Journal of Geophysics and Engineering
- Discipline: Geophysics and Engineering
- Language: English
- Edited by: Yanghua Wang, Qinyong Yang

Publication details
- History: 2004–present
- Publisher: IOP Publishing (United Kingdom)
- Frequency: Bimonthly
- Impact factor: 1.6 (2023)

Standard abbreviations
- ISO 4: J. Geophys. Eng.

Indexing
- CODEN: JGE0C3
- ISSN: 1742-2132 (print) 1742-2140 (web)

Links
- Journal homepage;

= Journal of Geophysics and Engineering =

The Journal of Geophysics and Engineering is a peer-reviewed scientific journal covering research and developments in geophysics and related areas of engineering. Although the journal has a predominantly applied science and engineering focus, it also publishes contributions in all Earth-physics disciplines from global geophysics to applied and engineering geophysics. The editors-in-chief are Yanghua Wang (Imperial College London) and Qinyong Yang (Sinopec Geophysical Research Institute).

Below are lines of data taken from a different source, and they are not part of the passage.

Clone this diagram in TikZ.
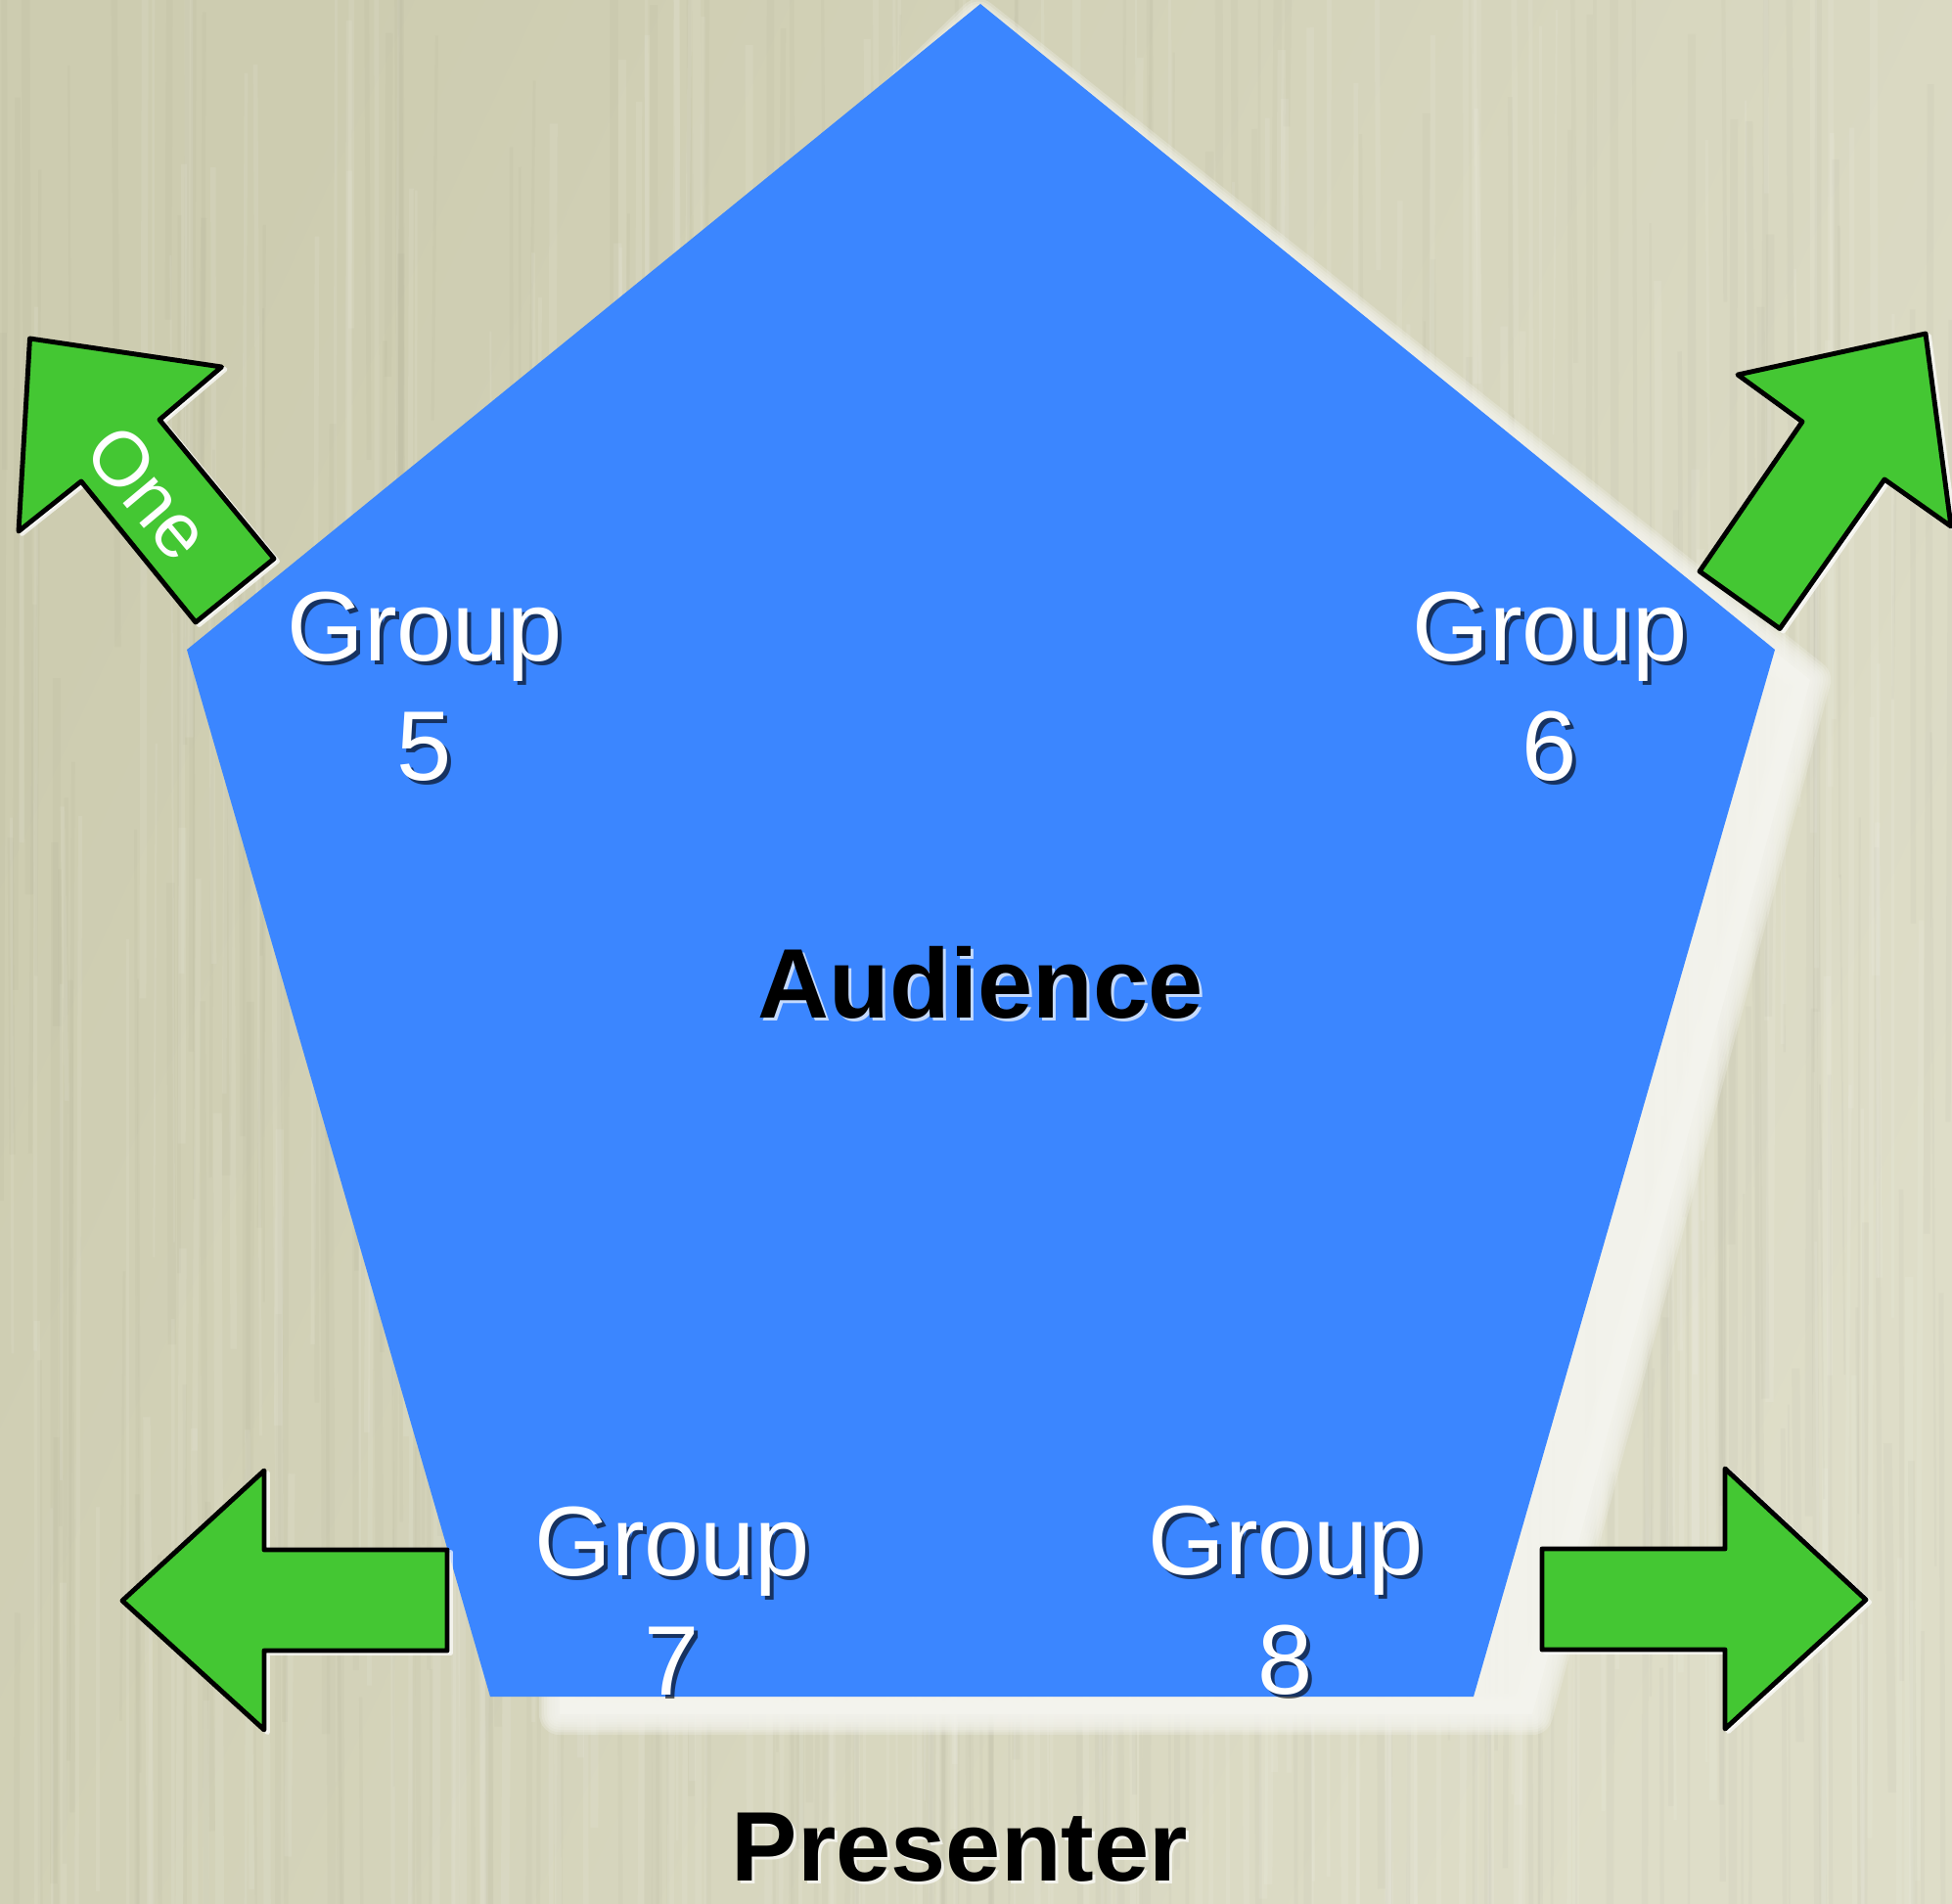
\documentclass[tikz,border=0pt]{standalone}
\usepackage{fontspec}
\setmainfont{Liberation Sans}
\usetikzlibrary{calc}
\definecolor{bgleft}{HTML}{CDCCB0}
\definecolor{bgright}{HTML}{DEDDC8}
\definecolor{glowc}{HTML}{F4F4EE}
\definecolor{penta}{HTML}{3B86FF}
\definecolor{arrowgreen}{HTML}{44C733}
\newcommand{\pentapath}{(1002,4) -- (1814,664) -- (1506,1734) -- (501,1734) -- (191,664) -- cycle}
\newcommand{\glowpath}{(1000,20) -- (1850,695) -- (1566,1752) -- (572,1752) -- (572,1600) -- (300,700) -- cycle}
\newcommand{\arrowa}{(30.5,346) -- (226.5,375) -- (163,429) -- (280,571) -- (200,636) -- (83,492) -- (19,543) -- cycle}
\newcommand{\arrowb}{(1968,341) -- (1994,538) -- (1926,490) -- (1819,642.5) -- (1737,584) -- (1842,431) -- (1776,383) -- cycle}
\newcommand{\arrowc}{(125,1636) -- (270,1503) -- (270,1584) -- (457,1584) -- (457,1687) -- (270,1687) -- (270,1768) -- cycle}
\newcommand{\arrowd}{(1907,1635) -- (1763,1501) -- (1763,1583) -- (1576,1583) -- (1576,1686) -- (1763,1686) -- (1763,1767) -- cycle}
\tikzset{
  x=0.02cm,y=-0.02cm,
  arrowshape/.style={fill=arrowgreen,draw=black,line width=2.8pt,line join=round},
  arrowglow/.style={draw=white,fill=white,line width=2.8pt,line join=round,opacity=.7,shift={(3.5,2.5)}},
  textbase/.style={inner sep=0pt,align=center,font=\fontsize{57.5}{69.4}\selectfont},
  grouplabel/.style={textbase,text=white},
  grouplabelshadow/.style={textbase,text=black,text opacity=.62},
  boldlabel/.style={textbase,font=\fontsize{57.5}{69.4}\selectfont\bfseries,text=black},
  boldshadow/.style={textbase,font=\fontsize{57.5}{69.4}\selectfont\bfseries,text=white,text opacity=.7},
  smalllabel/.style={inner sep=0pt,text=white,font=\fontsize{45}{54}\selectfont,rotate=-50},
}
\newcommand{\grouptext}[4]{%
  \node[grouplabelshadow] (#1s) at ($(#2,#3)+(4,4)$) {#4};
  \node[grouplabel] (#1) at (#2,#3) {#4};
}
\begin{document}
\begin{tikzpicture}
\useasboundingbox (0,0) rectangle (1995,1946);
% textured paper ground
\shade[left color=bgleft,right color=bgright,shading angle=65] (0,0) rectangle (1995,1946);
\begin{scope}
\clip (0,0) rectangle (1995,1946);
\pgfmathsetseed{4217}
\foreach \i in {1,...,620}{
  \pgfmathsetmacro\sx{rnd*1995}
  \pgfmathsetmacro\sy{rnd*1946-200}
  \pgfmathsetmacro\sl{300+rnd*900}
  \pgfmathsetmacro\sw{1+rnd*4}
  \pgfmathsetmacro\sd{(rnd-0.5)*10}
  \pgfmathparse{rnd>0.5?1:0}
  \ifnum\pgfmathresult=1
    \draw[white,opacity=.09,line width=\sw pt] (\sx,\sy) -- (\sx+\sd,\sy+\sl);
  \else
    \draw[black!50!bgleft,opacity=.035,line width=\sw pt] (\sx,\sy) -- (\sx+\sd,\sy+\sl);
  \fi
}
\end{scope}
% soft pale glow behind the pentagon
\begin{scope}[line join=round]
\foreach \w in {24,21,18,15,12,9,6,3}{
  \draw[glowc,opacity=.28,line width=\w pt] \glowpath;
}
\fill[glowc,opacity=.93] \glowpath;
\end{scope}
\fill[penta] \pentapath;
% arrows
\path[arrowglow] \arrowa;
\path[arrowglow] \arrowb;
\path[arrowglow] \arrowc;
\path[arrowglow] \arrowd;
\path[arrowshape] \arrowa;
\path[arrowshape] \arrowb;
\path[arrowshape] \arrowc;
\path[arrowshape] \arrowd;
\node[smalllabel] (one) at (152,503) {One};
% labels
\grouptext{g5}{434}{702}{Group\\5}
\grouptext{g6}{1584}{702}{Group\\6}
\grouptext{g7}{687}{1636}{Group\\7}
\grouptext{g8}{1314}{1636}{Group\\8}
\node[boldshadow] (auds) at (1005,1007) {Audience};
\node[boldlabel] (aud) at (1002,1004) {Audience};
\node[boldshadow] (pres) at (984,1891) {Presenter};
\node[boldlabel] (pre) at (981,1888) {Presenter};
\end{tikzpicture}
\end{document}
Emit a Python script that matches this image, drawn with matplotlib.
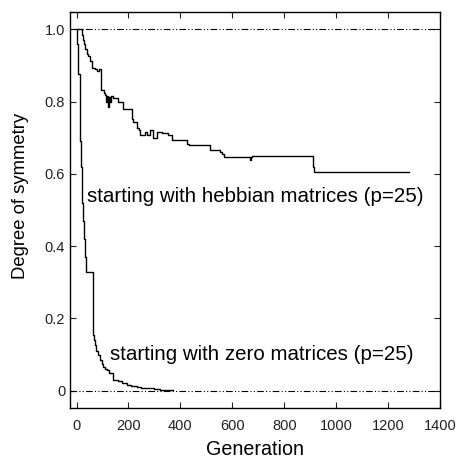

== Abstracting and indexing ==
The Journal of Geophysics and Engineering is abstracted and indexed in Science Citation Index Expanded, Current Contents/Engineering, Computing and Technology, Current Contents/Physical, Chemical and Earth Sciences, Inspec, Scopus, Astrophysics Data System, and GEOBASE. According to the Journal Citation Reports, the journal has a 2017 impact factor of 1.411.